MULTIMEDIA AND MEANINGFUL LEARNING IN SCHOOL
DOI:
https://doi.org/10.51891/rease.v12i5.27122Keywords:
Multimedia resources. Meaningful learning. Media education. Teacher mediation. Prior knowledge.Abstract
The theme of multimedia resources for education was addressed through the relationship between multimedia and meaningful learning at school, emphasizing the connection with prior knowledge through examples, analogies, and contextualization. The research problem was: how did the use of multimedia resources, articulated with strategies to connect with prior knowledge, foster meaningful learning at school? The general objective was to systematize, based on the selected literature, how multimedia resources could be integrated into school pedagogical practices to foster meaningful learning. The methodology adopted was bibliographic research. In the development, multimedia resources were discussed as pedagogical and cultural mediations, as well as the need for planned integration and teacher mediation, highlighting the role of curation and didactic organization to avoid superficial uses.
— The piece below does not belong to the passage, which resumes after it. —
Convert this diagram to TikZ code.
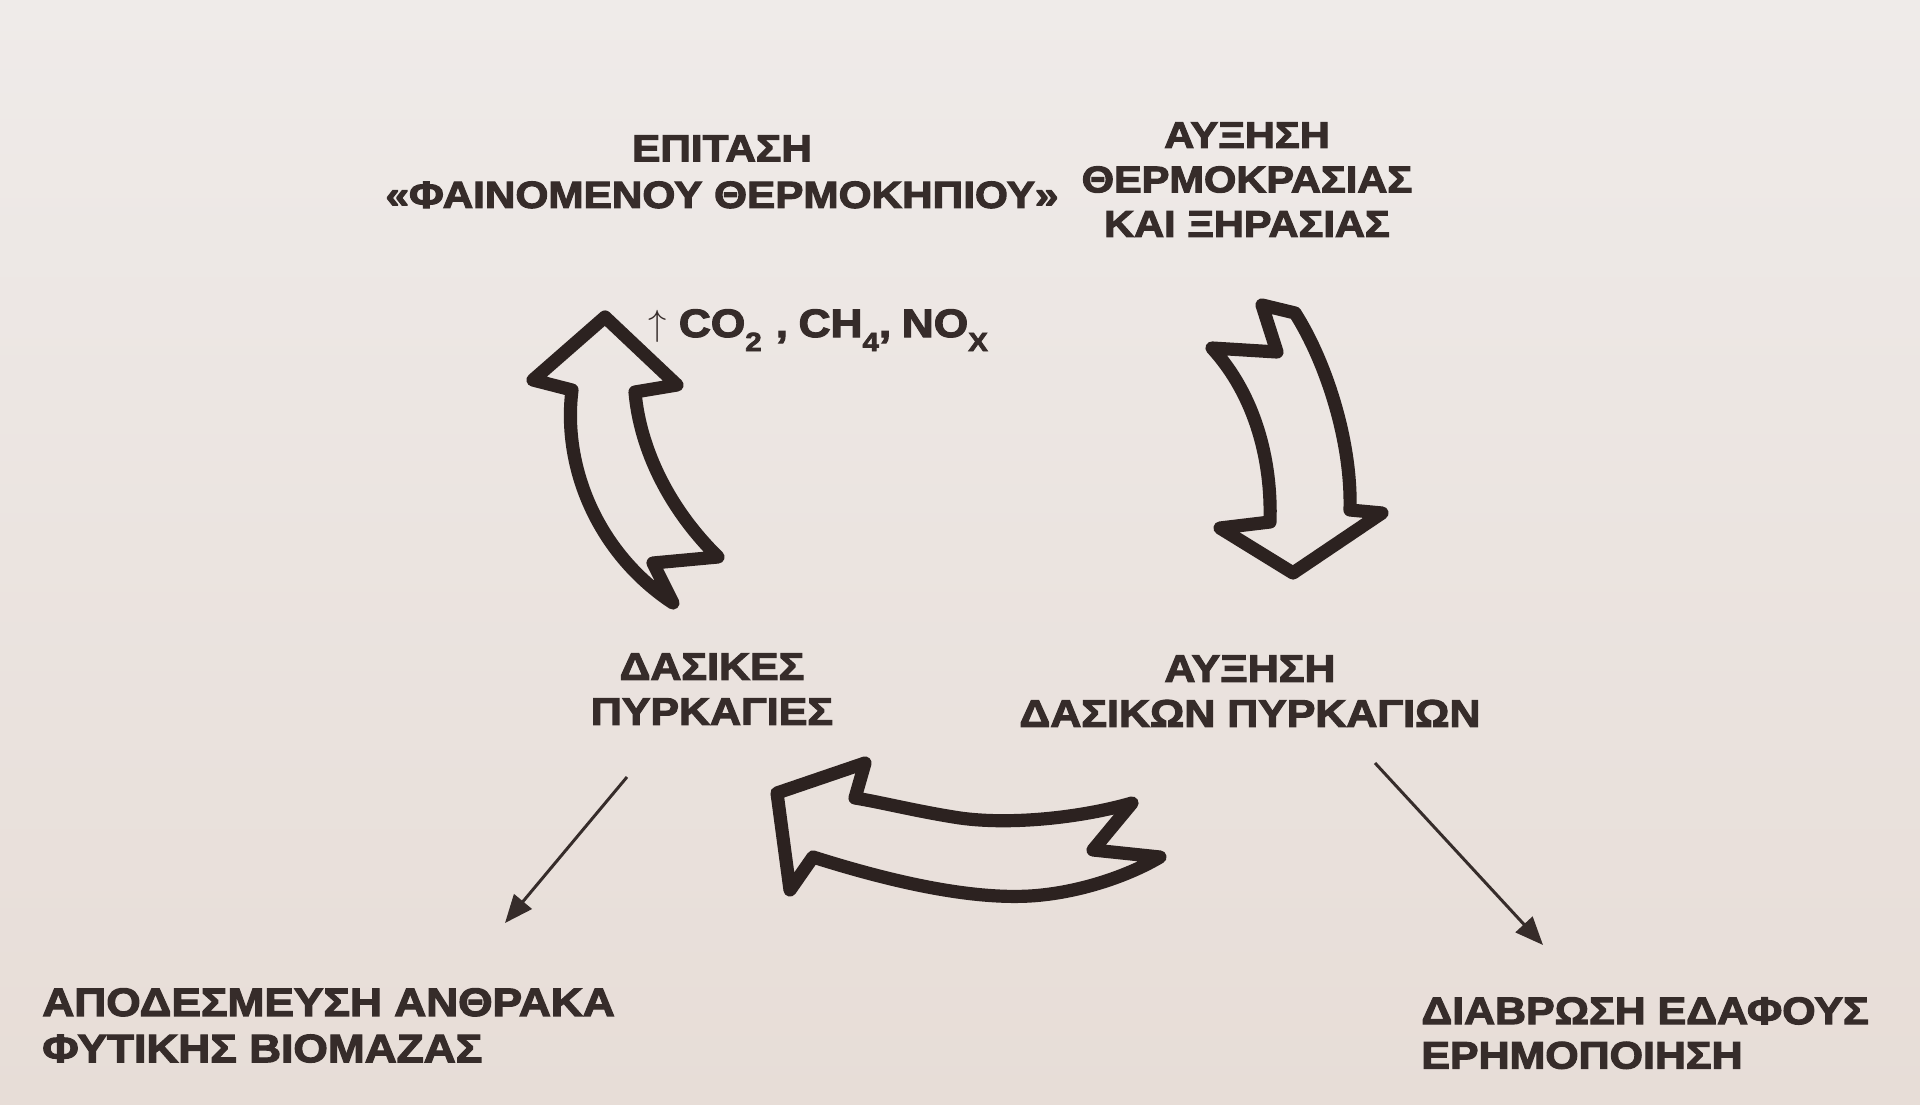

It also examined how examples, analogies, and contextualization, supported by different multimedia languages, fostered the activation of prior knowledge and the attribution of meaning to curricular contents. In the final considerations, it was concluded that multimedia fostered meaningful learning when it was used with pedagogical intentionality, aligned with planning, access conditions, and activities that promoted interpretation, synthesis, and student authorship, indicating the relevance of applied studies in school contexts to deepen the findings.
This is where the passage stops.